Dr Michael O’Sullivan of SpIRE gave a lecture on 15 February to the Department of Theology and Religion at Durham University on the subject of ‘authentic interiority and the study of spirituality’. The aim of his paper was to demonstrate that the field of spirituality is a fit field to be studied as an academic discipline. In this interview with Pat Coyle of Irish Jesuit Communications, he outlines a methodology with a view to justifying his hypothesis.
Michael notes that some of the criticism levelled at the academic study of spirituality argues that it is too subjective and too taken up with interiority to become a valid objective field of study. His contention, however, is that authentic interiority of its nature leads to objectivity. He maintains that human cognition involves a dynamic process, one which goes from experience to understanding, which leads to judgement, which in turn gives rise to action. This process is driven by the call of the transcendentals, namely beauty, goodness, and truth. Michael acknowledges that this is not a perfect process – people can be frail or otherwise flawed – but that those who strive for authentic interiority based on self-awareness tend to move from the sphere of the subjective and private into the sphere of what is public and shared.

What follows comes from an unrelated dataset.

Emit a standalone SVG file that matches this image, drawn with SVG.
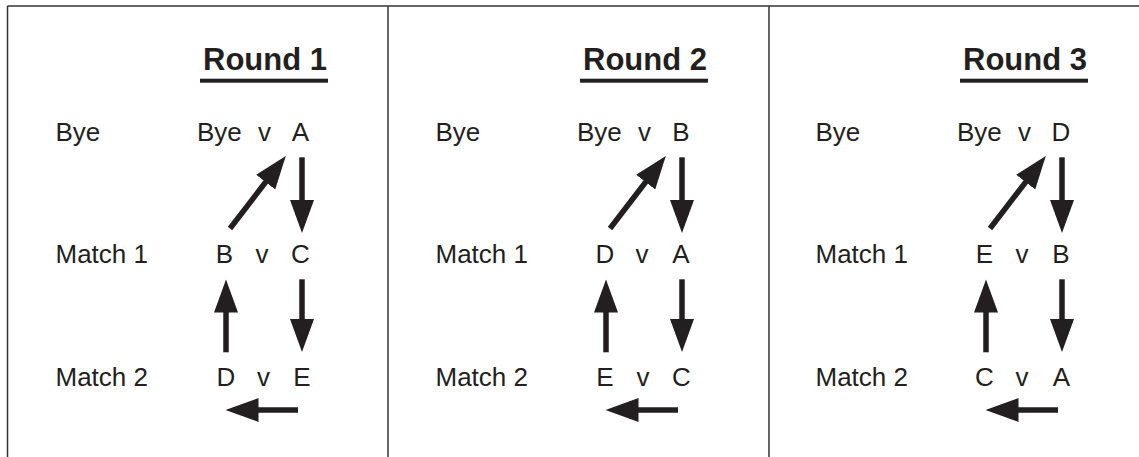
<svg xmlns="http://www.w3.org/2000/svg" width="1139" height="457" viewBox="0 0 1139 457">
<style>
  .t { font-family: "Liberation Sans", Arial, sans-serif; font-size: 26px; fill: #231f20; }
  .m { text-anchor: middle; }
  .title { font-family: "Liberation Sans", Arial, sans-serif; font-size: 31px; font-weight: bold; fill: #231f20; text-anchor: middle; }
  .frame { stroke: #333; stroke-width: 1.5; fill: none; }
  .ul { fill: #231f20; }
  .arr { stroke: #231f20; stroke-width: 5.5; fill: none; marker-end: url(#head); }
</style>
<defs>
  <marker id="head" markerUnits="userSpaceOnUse" markerWidth="34" markerHeight="25" viewBox="0 -12.5 34 25" refX="1" refY="0" orient="auto">
    <path d="M0,-12 L33,0 L0,12 Z" fill="#231f20"/>
  </marker>
</defs>
<rect width="1139" height="457" fill="#fff"/>
<g id="frame" class="frame">
  <line x1="7.5" y1="6" x2="1139" y2="6"/>
  <line x1="7.5" y1="6" x2="7.5" y2="457"/>
  <line x1="388" y1="6" x2="388" y2="457"/>
  <line x1="769" y1="6" x2="769" y2="457"/>
</g>
<g id="round1">
  <g id="r1-title"><text class="title" x="265" y="69.5">Round 1</text><rect class="ul" x="200" y="78.7" width="128" height="4"/></g>
  <g id="r1-lbl-bye"><text class="t" x="55.5" y="141">Bye</text></g>
  <g id="r1-lbl-m1"><text class="t" x="55.5" y="263.3">Match 1</text></g>
  <g id="r1-lbl-m2"><text class="t" x="55.5" y="385.7">Match 2</text></g>
  <g id="r1-bye"><text class="t" x="197" y="141">Bye</text><text class="t m" x="264.5" y="141">v</text><text class="t m" x="300.5" y="141">A</text></g>
  <g id="r1-m1"><text class="t m" x="224.5" y="263.3">B</text><text class="t m" x="262" y="263.3">v</text><text class="t m" x="300.5" y="263.3">C</text></g>
  <g id="r1-m2"><text class="t m" x="226" y="385.7">D</text><text class="t m" x="263.5" y="385.7">v</text><text class="t m" x="302" y="385.7">E</text></g>
</g>
<g id="round2" transform="translate(380,0)">
  <g id="r2-title"><text class="title" x="265" y="69.5">Round 2</text><rect class="ul" x="200" y="78.7" width="128" height="4"/></g>
  <g id="r2-lbl-bye"><text class="t" x="55.5" y="141">Bye</text></g>
  <g id="r2-lbl-m1"><text class="t" x="55.5" y="263.3">Match 1</text></g>
  <g id="r2-lbl-m2"><text class="t" x="55.5" y="385.7">Match 2</text></g>
  <g id="r2-bye"><text class="t" x="197" y="141">Bye</text><text class="t m" x="264.5" y="141">v</text><text class="t m" x="301" y="141">B</text></g>
  <g id="r2-m1"><text class="t m" x="225" y="263.3">D</text><text class="t m" x="262" y="263.3">v</text><text class="t m" x="301" y="263.3">A</text></g>
  <g id="r2-m2"><text class="t m" x="225" y="385.7">E</text><text class="t m" x="263" y="385.7">v</text><text class="t m" x="301.5" y="385.7">C</text></g>
</g>
<g id="round3" transform="translate(760,0)">
  <g id="r3-title"><text class="title" x="265" y="69.5">Round 3</text><rect class="ul" x="200" y="78.7" width="128" height="4"/></g>
  <g id="r3-lbl-bye"><text class="t" x="55.5" y="141">Bye</text></g>
  <g id="r3-lbl-m1"><text class="t" x="55.5" y="263.3">Match 1</text></g>
  <g id="r3-lbl-m2"><text class="t" x="55.5" y="385.7">Match 2</text></g>
  <g id="r3-bye"><text class="t" x="197" y="141">Bye</text><text class="t m" x="264.5" y="141">v</text><text class="t m" x="301" y="141">D</text></g>
  <g id="r3-m1"><text class="t m" x="224.5" y="263.3">E</text><text class="t m" x="262" y="263.3">v</text><text class="t m" x="301" y="263.3">B</text></g>
  <g id="r3-m2"><text class="t m" x="224.5" y="385.7">C</text><text class="t m" x="262" y="385.7">v</text><text class="t m" x="301.5" y="385.7">A</text></g>
</g>
<g id="connectors">
  <g id="c1">
    <path class="arr" d="M302,157.3 L302,201"/>
    <path class="arr" d="M302,279.3 L302,320"/>
    <path class="arr" d="M226,352.3 L226,311.5"/>
    <path class="arr" d="M298,410 L257.5,410"/>
    <path class="arr" d="M230,228.5 L266.3,181.3"/>
  </g>
  <g id="c2" transform="translate(380,0)">
    <path class="arr" d="M302,157.3 L302,201"/>
    <path class="arr" d="M302,279.3 L302,320"/>
    <path class="arr" d="M226,352.3 L226,311.5"/>
    <path class="arr" d="M298,410 L257.5,410"/>
    <path class="arr" d="M230,228.5 L266.3,181.3"/>
  </g>
  <g id="c3" transform="translate(760,0)">
    <path class="arr" d="M302,157.3 L302,201"/>
    <path class="arr" d="M302,279.3 L302,320"/>
    <path class="arr" d="M226,352.3 L226,311.5"/>
    <path class="arr" d="M298,410 L257.5,410"/>
    <path class="arr" d="M230,228.5 L266.3,181.3"/>
  </g>
</g>
</svg>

What makes this point important, he believes, is that the long-standing interconnection between spirituality and interiority has tended to limit their reference unduly. A privatised view of interiority usually results in a spirituality of detachment and a lack of engagement with the world at large. By contrast, according to Michael, authentic interiority ought to entail a praxis of engagement with ourselves and the world, and this in turn should be both reflective and relational, and should lead to an experience of responsibility for our world.